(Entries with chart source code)
[start]

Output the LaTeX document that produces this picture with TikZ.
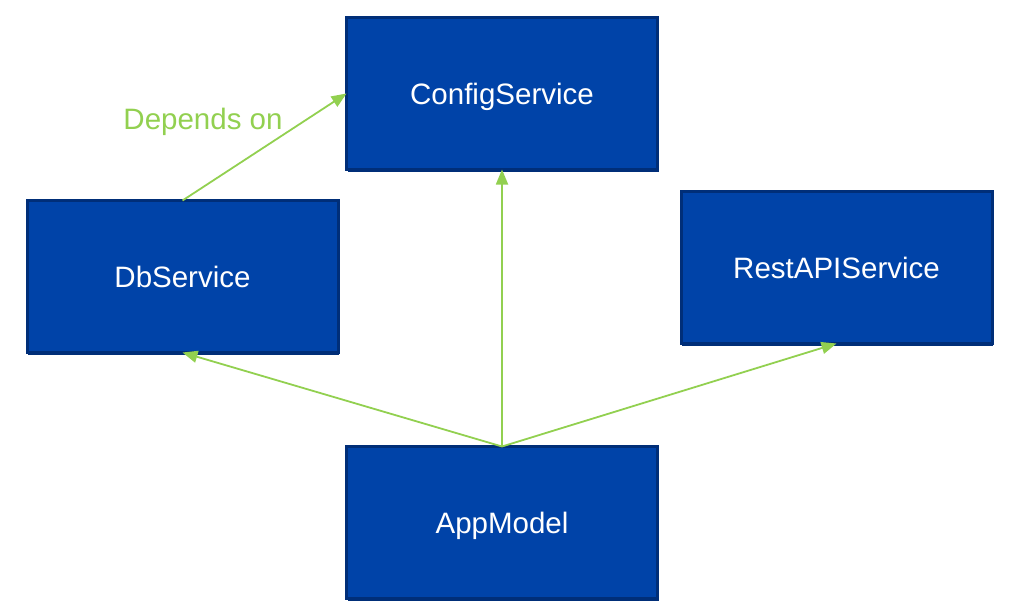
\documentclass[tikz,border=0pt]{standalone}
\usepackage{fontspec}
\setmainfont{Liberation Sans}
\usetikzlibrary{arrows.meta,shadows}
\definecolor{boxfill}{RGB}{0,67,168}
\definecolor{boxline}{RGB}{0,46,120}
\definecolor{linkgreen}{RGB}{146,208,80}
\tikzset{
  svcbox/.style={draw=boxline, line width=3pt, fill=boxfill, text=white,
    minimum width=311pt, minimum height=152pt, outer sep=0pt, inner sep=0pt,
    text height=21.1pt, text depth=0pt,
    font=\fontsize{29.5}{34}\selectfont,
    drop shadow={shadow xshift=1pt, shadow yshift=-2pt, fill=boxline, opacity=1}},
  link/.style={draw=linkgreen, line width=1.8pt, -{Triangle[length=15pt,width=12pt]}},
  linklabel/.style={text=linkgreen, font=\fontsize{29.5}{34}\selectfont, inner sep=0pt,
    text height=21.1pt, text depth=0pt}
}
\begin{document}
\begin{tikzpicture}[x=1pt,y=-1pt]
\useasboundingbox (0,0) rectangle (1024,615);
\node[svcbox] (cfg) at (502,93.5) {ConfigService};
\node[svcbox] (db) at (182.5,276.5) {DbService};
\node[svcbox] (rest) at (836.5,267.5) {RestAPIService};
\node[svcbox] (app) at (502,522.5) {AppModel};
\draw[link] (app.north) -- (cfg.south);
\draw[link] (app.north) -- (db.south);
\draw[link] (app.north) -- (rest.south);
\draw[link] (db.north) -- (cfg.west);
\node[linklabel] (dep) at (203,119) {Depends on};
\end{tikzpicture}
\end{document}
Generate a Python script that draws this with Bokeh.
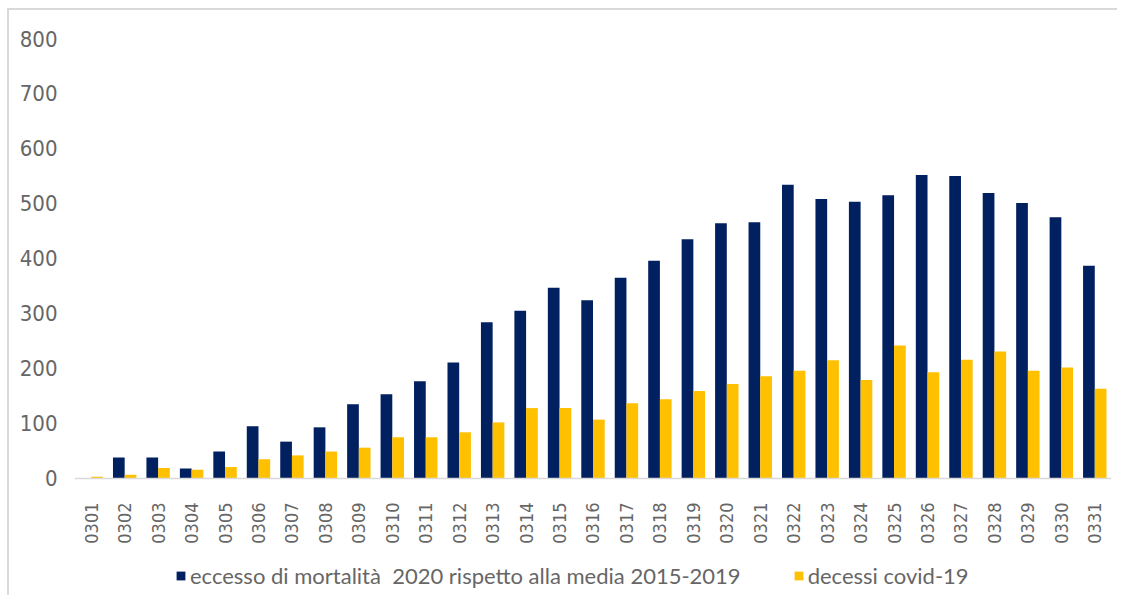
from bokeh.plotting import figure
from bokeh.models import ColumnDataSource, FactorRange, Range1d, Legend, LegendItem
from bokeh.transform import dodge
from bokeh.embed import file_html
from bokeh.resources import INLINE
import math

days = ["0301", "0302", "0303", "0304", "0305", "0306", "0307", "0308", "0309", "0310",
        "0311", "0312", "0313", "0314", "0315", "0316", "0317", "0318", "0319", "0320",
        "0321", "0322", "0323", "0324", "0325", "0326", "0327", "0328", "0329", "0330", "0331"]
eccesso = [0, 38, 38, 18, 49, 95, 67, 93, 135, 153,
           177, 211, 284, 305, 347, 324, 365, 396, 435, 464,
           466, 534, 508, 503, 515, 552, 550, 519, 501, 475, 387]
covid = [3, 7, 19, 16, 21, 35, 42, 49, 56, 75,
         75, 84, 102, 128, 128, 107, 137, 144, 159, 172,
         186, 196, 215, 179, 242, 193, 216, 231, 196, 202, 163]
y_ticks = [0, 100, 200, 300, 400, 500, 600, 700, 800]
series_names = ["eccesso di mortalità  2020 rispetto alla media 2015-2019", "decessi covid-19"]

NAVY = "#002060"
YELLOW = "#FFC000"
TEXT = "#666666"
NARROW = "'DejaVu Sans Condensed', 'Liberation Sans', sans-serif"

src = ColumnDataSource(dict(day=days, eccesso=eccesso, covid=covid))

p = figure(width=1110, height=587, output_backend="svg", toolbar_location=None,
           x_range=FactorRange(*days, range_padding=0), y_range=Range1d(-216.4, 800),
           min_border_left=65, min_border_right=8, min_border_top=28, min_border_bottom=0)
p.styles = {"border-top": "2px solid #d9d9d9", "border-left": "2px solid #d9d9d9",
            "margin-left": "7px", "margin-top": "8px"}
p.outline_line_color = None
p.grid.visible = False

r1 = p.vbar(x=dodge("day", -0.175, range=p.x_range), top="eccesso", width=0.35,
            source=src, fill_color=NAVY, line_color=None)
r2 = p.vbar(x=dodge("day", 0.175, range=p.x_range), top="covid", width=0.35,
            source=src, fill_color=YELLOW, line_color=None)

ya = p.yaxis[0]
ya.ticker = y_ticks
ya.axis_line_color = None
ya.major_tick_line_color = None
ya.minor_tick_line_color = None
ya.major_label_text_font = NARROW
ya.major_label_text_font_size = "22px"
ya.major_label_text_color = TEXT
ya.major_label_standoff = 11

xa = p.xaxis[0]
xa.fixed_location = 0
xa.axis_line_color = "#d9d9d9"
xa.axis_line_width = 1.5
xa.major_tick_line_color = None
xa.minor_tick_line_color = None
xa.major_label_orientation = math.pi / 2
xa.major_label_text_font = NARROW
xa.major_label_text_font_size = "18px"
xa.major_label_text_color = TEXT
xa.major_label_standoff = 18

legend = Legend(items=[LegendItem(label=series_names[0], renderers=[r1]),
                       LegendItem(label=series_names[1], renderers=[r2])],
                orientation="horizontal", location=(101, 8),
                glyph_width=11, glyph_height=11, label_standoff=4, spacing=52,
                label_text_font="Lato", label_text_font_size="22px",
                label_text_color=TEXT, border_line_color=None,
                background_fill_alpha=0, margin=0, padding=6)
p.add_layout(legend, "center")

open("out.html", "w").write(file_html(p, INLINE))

[end]

= The task =
Above are records to transcribe exactly; leave their pictures out.

= Solution to the exercise =
Output the LaTeX document that produces this picture with TikZ.
\documentclass[tikz,border=0pt]{standalone}
\usepackage{fontspec}
\setmainfont{Liberation Sans}
\usetikzlibrary{arrows.meta,shadows}
\definecolor{boxfill}{RGB}{0,67,168}
\definecolor{boxline}{RGB}{0,46,120}
\definecolor{linkgreen}{RGB}{146,208,80}
\tikzset{
  svcbox/.style={draw=boxline, line width=3pt, fill=boxfill, text=white,
    minimum width=311pt, minimum height=152pt, outer sep=0pt, inner sep=0pt,
    text height=21.1pt, text depth=0pt,
    font=\fontsize{29.5}{34}\selectfont,
    drop shadow={shadow xshift=1pt, shadow yshift=-2pt, fill=boxline, opacity=1}},
  link/.style={draw=linkgreen, line width=1.8pt, -{Triangle[length=15pt,width=12pt]}},
  linklabel/.style={text=linkgreen, font=\fontsize{29.5}{34}\selectfont, inner sep=0pt,
    text height=21.1pt, text depth=0pt}
}
\begin{document}
\begin{tikzpicture}[x=1pt,y=-1pt]
\useasboundingbox (0,0) rectangle (1024,615);
\node[svcbox] (cfg) at (502,93.5) {ConfigService};
\node[svcbox] (db) at (182.5,276.5) {DbService};
\node[svcbox] (rest) at (836.5,267.5) {RestAPIService};
\node[svcbox] (app) at (502,522.5) {AppModel};
\draw[link] (app.north) -- (cfg.south);
\draw[link] (app.north) -- (db.south);
\draw[link] (app.north) -- (rest.south);
\draw[link] (db.north) -- (cfg.west);
\node[linklabel] (dep) at (203,119) {Depends on};
\end{tikzpicture}
\end{document}
Generate a Python script that draws this with Bokeh.
from bokeh.plotting import figure
from bokeh.models import ColumnDataSource, FactorRange, Range1d, Legend, LegendItem
from bokeh.transform import dodge
from bokeh.embed import file_html
from bokeh.resources import INLINE
import math

days = ["0301", "0302", "0303", "0304", "0305", "0306", "0307", "0308", "0309", "0310",
        "0311", "0312", "0313", "0314", "0315", "0316", "0317", "0318", "0319", "0320",
        "0321", "0322", "0323", "0324", "0325", "0326", "0327", "0328", "0329", "0330", "0331"]
eccesso = [0, 38, 38, 18, 49, 95, 67, 93, 135, 153,
           177, 211, 284, 305, 347, 324, 365, 396, 435, 464,
           466, 534, 508, 503, 515, 552, 550, 519, 501, 475, 387]
covid = [3, 7, 19, 16, 21, 35, 42, 49, 56, 75,
         75, 84, 102, 128, 128, 107, 137, 144, 159, 172,
         186, 196, 215, 179, 242, 193, 216, 231, 196, 202, 163]
y_ticks = [0, 100, 200, 300, 400, 500, 600, 700, 800]
series_names = ["eccesso di mortalità  2020 rispetto alla media 2015-2019", "decessi covid-19"]

NAVY = "#002060"
YELLOW = "#FFC000"
TEXT = "#666666"
NARROW = "'DejaVu Sans Condensed', 'Liberation Sans', sans-serif"

src = ColumnDataSource(dict(day=days, eccesso=eccesso, covid=covid))

p = figure(width=1110, height=587, output_backend="svg", toolbar_location=None,
           x_range=FactorRange(*days, range_padding=0), y_range=Range1d(-216.4, 800),
           min_border_left=65, min_border_right=8, min_border_top=28, min_border_bottom=0)
p.styles = {"border-top": "2px solid #d9d9d9", "border-left": "2px solid #d9d9d9",
            "margin-left": "7px", "margin-top": "8px"}
p.outline_line_color = None
p.grid.visible = False

r1 = p.vbar(x=dodge("day", -0.175, range=p.x_range), top="eccesso", width=0.35,
            source=src, fill_color=NAVY, line_color=None)
r2 = p.vbar(x=dodge("day", 0.175, range=p.x_range), top="covid", width=0.35,
            source=src, fill_color=YELLOW, line_color=None)

ya = p.yaxis[0]
ya.ticker = y_ticks
ya.axis_line_color = None
ya.major_tick_line_color = None
ya.minor_tick_line_color = None
ya.major_label_text_font = NARROW
ya.major_label_text_font_size = "22px"
ya.major_label_text_color = TEXT
ya.major_label_standoff = 11

xa = p.xaxis[0]
xa.fixed_location = 0
xa.axis_line_color = "#d9d9d9"
xa.axis_line_width = 1.5
xa.major_tick_line_color = None
xa.minor_tick_line_color = None
xa.major_label_orientation = math.pi / 2
xa.major_label_text_font = NARROW
xa.major_label_text_font_size = "18px"
xa.major_label_text_color = TEXT
xa.major_label_standoff = 18

legend = Legend(items=[LegendItem(label=series_names[0], renderers=[r1]),
                       LegendItem(label=series_names[1], renderers=[r2])],
                orientation="horizontal", location=(101, 8),
                glyph_width=11, glyph_height=11, label_standoff=4, spacing=52,
                label_text_font="Lato", label_text_font_size="22px",
                label_text_color=TEXT, border_line_color=None,
                background_fill_alpha=0, margin=0, padding=6)
p.add_layout(legend, "center")

open("out.html", "w").write(file_html(p, INLINE))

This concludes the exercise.